Doctors and medical personnel treating covid-19 victims face a heartbreaking situation in intensive care when faced with putting a patient on a ventilator.
And it’s not the heartbreaking decision of choosing “who will live and who will die” as so many news articles are talking about now. It’s the heartbreaking knowledge that most of their patients are likely to die anyway, because ventilators only allow Covid-19 victims to survive at best 40% of the time, typically only about 30% of the time, and at little as single digits in some cases. In a UK study two-thirds of patients died.
So, if you go on a ventilator you’re probably going to die anyway.
And if they have post recovery training and experience, as most anesthesiologists do, they’re going to be faced with the heartbreaking knowledge that nearly all of their patients will suffer cognitive damage, with a good percentage of it being severe.
So, if you go on a ventilator and survive, you’re probably going to have brain damage.
I’ve been aware of this from the moment the word ventilator was used in conjunction with covid-19. I try to avoid sharing any information here that I can’t provide extensive documentation on, so I’ve been scouring the medical news to try to see what the implications were specifically for Covid-19 patients. There is plenty in the documentation below.
In my job as an audio-visual tech for conferences, I’ve sat in more medical meetings over the last few years than most doctors do. I’ve seen procedures video-projected and performed live that made some of my fellow technicians turn white and have to leave the room. I’m not particularly queasy, but one left me with lasting impressions that I have not been able to shake for years.

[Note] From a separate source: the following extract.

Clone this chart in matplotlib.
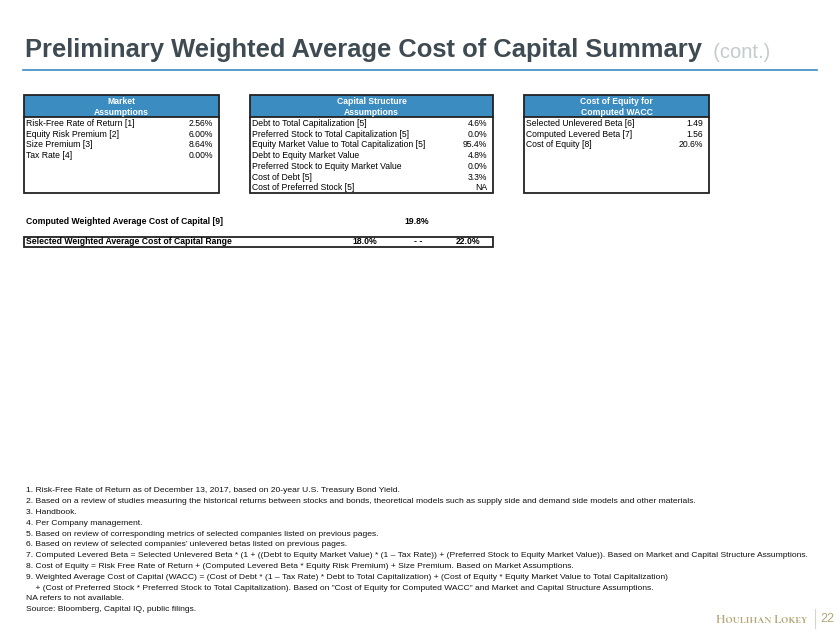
import matplotlib
matplotlib.use("Agg")
import matplotlib.pyplot as plt
from matplotlib.patches import Rectangle

# --- table data ---
market_labels = ["Risk-Free Rate of Return [1]", "Equity Risk Premium [2]",
                 "Size Premium [3]", "Tax Rate [4]"]
market_values = ["2.56%", "6.00%", "8.64%", "0.00%"]

capital_labels = ["Debt to Total Capitalization [5]",
                  "Preferred Stock to Total Capitalization [5]",
                  "Equity Market Value to Total Capitalization [5]",
                  "Debt to Equity Market Value",
                  "Preferred Stock to Equity Market Value",
                  "Cost of Debt [5]",
                  "Cost of Preferred Stock [5]"]
capital_values = ["4.6%", "0.0%", "95.4%", "4.8%", "0.0%", "3.3%", "NA"]

equity_labels = ["Selected Unlevered Beta [6]", "Computed Levered Beta [7]",
                 "Cost of Equity [8]"]
equity_values = ["1.49", "1.56", "20.6%"]

computed_wacc = "19.8%"
wacc_low, wacc_high = "18.0%", "22.0%"

footnotes = [
    "1. Risk-Free Rate of Return as of December 13, 2017, based on 20-year U.S. Treasury Bond Yield.",
    "2. Based on a review of studies measuring the historical returns between stocks and bonds, theoretical models such as supply side and demand side models and other materials.",
    "3. Handbook.",
    "4. Per Company management.",
    "5. Based on review of corresponding metrics of selected companies listed on previous pages.",
    "6. Based on review of selected companies\u2019 unlevered betas listed on previous pages.",
    "7. Computed Levered Beta = Selected Unlevered Beta * (1 + ((Debt to Equity Market Value) * (1 \u2013 Tax Rate)) + (Preferred Stock to Equity Market Value)). Based on Market and Capital Structure Assumptions.",
    "8. Cost of Equity = Risk Free Rate of Return + (Computed Levered Beta * Equity Risk Premium) + Size Premium. Based on Market Assumptions.",
    "9. Weighted Average Cost of Capital (WACC) = (Cost of Debt * (1 \u2013 Tax Rate) * Debt to Total Capitalization) + (Cost of Equity * Equity Market Value to Total Capitalization)",
    "    + (Cost of Preferred Stock * Preferred Stock to Total Capitalization). Based on \"Cost of Equity for Computed WACC\" and Market and Capital Structure Assumptions.",
    "NA refers to not available.",
    "Source: Bloomberg, Capital IQ, public filings.",
]

plt.rcParams['font.family'] = ['Liberation Sans', 'DejaVu Sans']

BLUE = "#3a8cc1"
TITLE = "#3f4b52"
GOLD = "#b3a677"

fig = plt.figure(figsize=(8.4, 6.3), dpi=100)
ax = fig.add_axes([0, 0, 1, 1])
ax.set_xlim(0, 840)
ax.set_ylim(630, 0)
ax.axis("off")

# title
t = ax.text(25, 56.5, "Preliminary Weighted Average Cost of Capital Summary",
            fontsize=18.4, fontweight="bold", color=TITLE, va="baseline")
ax.annotate("  (cont.)", xy=(1, 0), xycoords=t, va="bottom", fontsize=14.5,
            color="#c3cbcf")
ax.plot([23, 817], [70, 70], color=BLUE, lw=1.2)

FS = 6.2
row0, dy = 123.3, 10.75


def draw_table(x0, x1, header, labels, values, bottom):
    ax.add_patch(Rectangle((x0, 95), x1 - x0, 22, facecolor=BLUE, edgecolor="none"))
    ax.add_patch(Rectangle((x0, 95), x1 - x0, bottom - 95, facecolor="none",
                           edgecolor="#222222", lw=1.3))
    ax.plot([x0, x1], [117, 117], color="#222222", lw=1.3)
    cx = (x0 + x1) / 2
    for k, h in enumerate(header):
        ax.text(cx, 101.7 + k * 10.6, h, ha="center", va="center", fontsize=FS,
                fontweight="bold", color="white")
    for i, (lab, val) in enumerate(zip(labels, values)):
        y = row0 + i * dy
        ax.text(x0 + 2, y, lab, va="center", fontsize=FS, color="black")
        ax.text(x1 - 6, y, val, va="center", ha="right", fontsize=FS, color="black")


draw_table(24, 219, ["Market", "Assumptions"], market_labels, market_values, 193)
draw_table(250, 493, ["Capital Structure", "Assumptions"], capital_labels, capital_values, 193)
draw_table(524, 709, ["Cost of Equity for", "Computed WACC"], equity_labels, equity_values, 193)

# computed WACC
ax.text(26, 221, "Computed Weighted Average Cost of Capital [9]", va="center",
        fontsize=FS, fontweight="bold")
ax.text(429, 221, computed_wacc, va="center", ha="right", fontsize=FS, fontweight="bold")

# selected range
ax.add_patch(Rectangle((24, 237), 469, 10, facecolor="none", edgecolor="#222222", lw=1.3))
ax.text(26, 242, "Selected Weighted Average Cost of Capital Range", va="center",
        fontsize=FS, fontweight="bold")
ax.text(377, 242, wacc_low, va="center", ha="right", fontsize=FS, fontweight="bold")
ax.text(418, 242, "- -", va="center", ha="center", fontsize=FS, fontweight="bold")
ax.text(480, 242, wacc_high, va="center", ha="right", fontsize=FS, fontweight="bold")

# footnotes
for i, line in enumerate(footnotes):
    ax.text(26, 491 + i * 10.8, line, va="center", fontsize=6.1, color="#111111")

# logo & page number
ax.text(807, 619, "Houlihan Lokey", ha="right", va="center", fontsize=9,
        fontweight="bold", color=GOLD, family=["Cormorant SC", "Liberation Serif"])
ax.plot([815, 815], [609, 628], color="#d8d4c6", lw=0.8)
ax.text(827, 619, "22", ha="center", va="center", fontsize=9, color=GOLD)

fig.savefig("out.png", dpi=100)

It was an anesthesiologist meeting, and it dealt with intubation and ventilators for a good part of it. That’s when I learned that, at best intubation is a difficult procedure, and at worst it’s brutal. Sometimes the procedure by itself results in death by suffocation, albeit rarely.
Short-term recovery from ventilation is difficult, but there are long-term implications that last till the end of life, such as a significant increase in dementia, a decrease in mobility, and other well-documented medical conditions.
The negative effects of anesthesia after the age of 50 on mental capacity and cognitive ability are so well-documented that no one should opt for any elective surgery that requires general anesthesia and/or intubation. The negative effects increase as age increases.
So in the case of infection by covid-19 resulting in hospitalization, I have created a living will with this specific instruction:
“ADDITIONAL INSTRUCTIONS I direct that no intubation be done for the purpose of ventilation in case of conditions resulting from infection by Covid-19. I understand that I may change the above-listed directives at any time by revoking this declaration and writing a new one.”
If your hope is in medical science, or governments, or anything other than Jesus Christ, your hope is futile.
“There is an appointed time for everything. And there is a time for every event under heaven— A time to give birth and a time to die; A time to plant and a time to uproot what is planted. A time to kill and a time to heal; A time to tear down and a time to build up. A time to weep and a time to laugh; A time to mourn and a time to dance. A time to throw stones and a time to gather stones; A time to embrace and a time to shun embracing. A time to search and a time to give up as lost; A time to keep and a time to throw away. A time to tear apart and a time to sew together; A time to be silent and a time to speak. A time to love and a time to hate; A time for war and a time for peace.” –Ecclesiastes
If you are a Christian you have the knowledge that death has already been defeated.
“He will swallow up death for all time, And the Lord God will wipe tears away from all faces, And He will remove the reproach of His people from all the earth; For the Lord has spoken. And it will be said in that day, ‘Behold, this is our God for whom we have waited that He might save us. This is the Lord for whom we have waited; Let us rejoice and be glad in His salvation.’” –Isaiah
And if you’re not a Christian, I guess you have to hope that your ventilator works.